At a time when urban populations are faced with environmental, political and economic instability, dislocation and relocation become increasingly important to consider and reconcile. Addressing these themes and concerns, Mattingly first presented three Flock Houses across New York City during the summer of 2012. Her intention is to choreograph Flock Houses throughout urban centers across the United States. By constructing them, she seeks to enhance community-based interdependence, resourcefulness, learning, curiosity and creative exploration. Interactive community programs, workshops, lectures, performances and narrated tours focusing on Omaha’s history, current surroundings and future opportunities occurred throughout the summer. By engaging in a direct dialogue with Omaha’s history of community and innovation, the Flock House Project provided local residents and visitors with an opportunity to ponder the future of urban living.

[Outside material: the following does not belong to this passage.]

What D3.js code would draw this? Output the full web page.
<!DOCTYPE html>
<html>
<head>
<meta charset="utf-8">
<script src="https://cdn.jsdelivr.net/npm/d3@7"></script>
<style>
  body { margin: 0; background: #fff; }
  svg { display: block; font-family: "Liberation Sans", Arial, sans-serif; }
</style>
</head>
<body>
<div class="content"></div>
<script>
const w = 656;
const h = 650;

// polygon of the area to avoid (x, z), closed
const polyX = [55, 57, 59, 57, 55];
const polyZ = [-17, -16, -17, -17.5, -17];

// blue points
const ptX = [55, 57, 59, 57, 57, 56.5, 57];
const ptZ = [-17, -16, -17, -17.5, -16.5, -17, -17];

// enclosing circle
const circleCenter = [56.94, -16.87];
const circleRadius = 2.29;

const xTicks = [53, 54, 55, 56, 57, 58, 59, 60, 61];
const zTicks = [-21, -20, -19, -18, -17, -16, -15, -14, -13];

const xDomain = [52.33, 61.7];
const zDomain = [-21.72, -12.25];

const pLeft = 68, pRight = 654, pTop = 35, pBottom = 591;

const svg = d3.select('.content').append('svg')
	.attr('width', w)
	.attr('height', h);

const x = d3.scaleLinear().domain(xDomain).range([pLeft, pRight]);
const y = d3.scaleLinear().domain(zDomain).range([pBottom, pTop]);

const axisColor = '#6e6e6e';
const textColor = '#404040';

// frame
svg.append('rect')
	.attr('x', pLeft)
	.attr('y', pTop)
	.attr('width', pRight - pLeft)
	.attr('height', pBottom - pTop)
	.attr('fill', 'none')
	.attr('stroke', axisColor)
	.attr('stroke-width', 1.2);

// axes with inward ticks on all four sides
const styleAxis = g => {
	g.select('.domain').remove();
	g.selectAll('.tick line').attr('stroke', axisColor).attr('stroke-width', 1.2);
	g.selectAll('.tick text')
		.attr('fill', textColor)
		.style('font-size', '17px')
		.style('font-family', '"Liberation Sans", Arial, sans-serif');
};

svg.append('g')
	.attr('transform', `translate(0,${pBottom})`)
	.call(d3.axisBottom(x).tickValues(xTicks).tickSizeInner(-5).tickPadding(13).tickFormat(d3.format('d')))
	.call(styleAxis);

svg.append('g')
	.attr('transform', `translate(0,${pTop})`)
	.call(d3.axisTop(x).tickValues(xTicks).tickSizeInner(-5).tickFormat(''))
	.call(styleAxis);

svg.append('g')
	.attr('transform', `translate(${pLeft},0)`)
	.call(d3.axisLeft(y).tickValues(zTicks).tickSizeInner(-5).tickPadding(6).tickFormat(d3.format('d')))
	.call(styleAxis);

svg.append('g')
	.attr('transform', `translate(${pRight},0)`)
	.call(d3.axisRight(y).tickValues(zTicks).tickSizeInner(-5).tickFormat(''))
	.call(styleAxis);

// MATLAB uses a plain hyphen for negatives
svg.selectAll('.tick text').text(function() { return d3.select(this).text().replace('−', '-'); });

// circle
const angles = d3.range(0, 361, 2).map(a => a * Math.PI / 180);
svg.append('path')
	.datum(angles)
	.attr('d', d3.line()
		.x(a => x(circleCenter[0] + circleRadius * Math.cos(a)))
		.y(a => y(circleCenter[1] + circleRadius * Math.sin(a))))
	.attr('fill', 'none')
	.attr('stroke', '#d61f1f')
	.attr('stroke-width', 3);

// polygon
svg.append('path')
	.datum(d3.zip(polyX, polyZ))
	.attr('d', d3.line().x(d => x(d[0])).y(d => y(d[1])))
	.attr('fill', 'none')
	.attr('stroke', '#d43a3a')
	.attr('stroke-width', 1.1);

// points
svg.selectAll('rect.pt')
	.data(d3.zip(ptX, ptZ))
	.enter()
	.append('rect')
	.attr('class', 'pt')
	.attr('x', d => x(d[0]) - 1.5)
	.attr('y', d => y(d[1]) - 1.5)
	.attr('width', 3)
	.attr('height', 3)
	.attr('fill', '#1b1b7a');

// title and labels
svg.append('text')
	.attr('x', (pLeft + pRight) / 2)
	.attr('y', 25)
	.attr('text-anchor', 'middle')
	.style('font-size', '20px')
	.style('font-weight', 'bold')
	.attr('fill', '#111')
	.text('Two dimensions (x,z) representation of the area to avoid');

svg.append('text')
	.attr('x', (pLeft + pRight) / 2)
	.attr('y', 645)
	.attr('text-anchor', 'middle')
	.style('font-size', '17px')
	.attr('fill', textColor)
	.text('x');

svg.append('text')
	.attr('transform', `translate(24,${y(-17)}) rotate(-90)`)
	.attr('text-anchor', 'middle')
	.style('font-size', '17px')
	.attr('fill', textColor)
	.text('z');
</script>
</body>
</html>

During May 2014 a series of design/build workshops was held to develop a local iteration of her Flock House Project. Omaha residents had an opportunity to consider just how our urban landscape might look in the decades to come.

Mary and I talked with Justin Pazera of KMTV about the project.

Two Flock Houses were installed over summer in Omaha’s Old Market district and at Bemis Center’s Carver Bank location in North Omaha. To read about the process and about the participants’ experiences, visit the Tumblr account here.

For a listing of Old Market Flock House projects, click here.

For a listing of Carver Bank Flock House projects, click here.

Gallery Installation Shots:

 

Flock House Omaha design build:

Flock House Project: Omaha was developed through Design/Build Workshops in May 2014. During the workshops, the following people worked alongside Mattingly to create and install both the Old Market and Carver Bank Flock Houses:
Travis Apel: Artist/Organic Gardener/Builder
Dwayne Brown: Architect /Writer for Edible Omaha
Denise Chapman: Carver Bank Artist-in-Residence/Performer
Devel Crisp: Carver Bank Artist-in-Residence/Performer
Matt Cronin: Gardener/Community Activist
Tricia Custer: Video Production/Artist/Gardener
Angela Drakeford: Artist
Chance Frank: Artist/Gardener
Matt Freeman: Community Gardener
Cynthia Gehrie: Artist/Gardener
Neil Griess: Artist/Urban Activist
Catherine Harrington: Gardener/Builder/Cook
George Hewitt: Artist, Post Hurricane Katrina Rebuild Volunteer, Furniture
Dr. David J. Hibler, Sr.: Gardening, Community Activism
Maya Jeffereis: Bemis Center Artist-in-Residence/Installation/Sculpture/New Media/Performance
John Kerner: Architect/Artist
Jennifer Keys: Drawing/NAACP
Kim Reid Kuhn: Artist/Urban Activist/Teacher
Peter Langwith: Artist/Community Activist/Sustainable Living
Kayla Meyer: Landscape Architecture
Christina Narwicz: Artist/Gardener
Linn Norton: Art Education
Sarah O Donnell: Bemis Center Artist-in-Residence/Sculptor
Katie Parker: Bemis Center Artist-in-Residence/Sculptor
Dessi Price: Graphic Designer
Terri Sanders: Great Plains Black History Museum
Dr. Daniel Schober: Heath/Nutrition
Tyler Swain: Trash/Recycle Artist/Tinkerer/Construction
Travis Thieszen: Bemis Center Artist-in-Residence/Sculptor
Susan Thomas: Arts/Omaha Creative Institute
Liz Thrash: Gardener/Hobbyist

About Mary Mattingly:
Mary Mattingly is a New York City-based artist whose work has been supported by the James L. Knight Foundation, Eyebeam Center for Art and Technology, Yale University School of Art, the Harpo Foundation, NYFA, the Jerome Foundation and the Art Matters Foundation, among others. Mattingly has been featured in Art in America, Artforum, Dwell, China Business News, The New York Times, New York Magazine, Financial Times, New Yorker, The Wall Street Journal, and the Village Voice. Mattingly’s efforts have also been covered by BBC News, MSNBC, Fox News, and on Art21’s New York Close Up series.

The artist merges performance, sculpture, architecture and photography to address issues of home, migration, cartography and living systems. She creates photographs and sculptures that depict future and obscure landscapes, makes wearable sculpture, “wearable homes,” and ecological installations. Her work has been exhibited at the International Center of Photography, the Seoul Art Center, the Bronx Museum of the Arts, the New York Public Library, deCordova Museum and Sculpture Park in Massachusetts and the Palais de Tokyo. Mattingly participated in smARTpower: an initiative between the U.S. Department of State and the Bronx Museum of the Arts as artist-ambassador to the Philippines.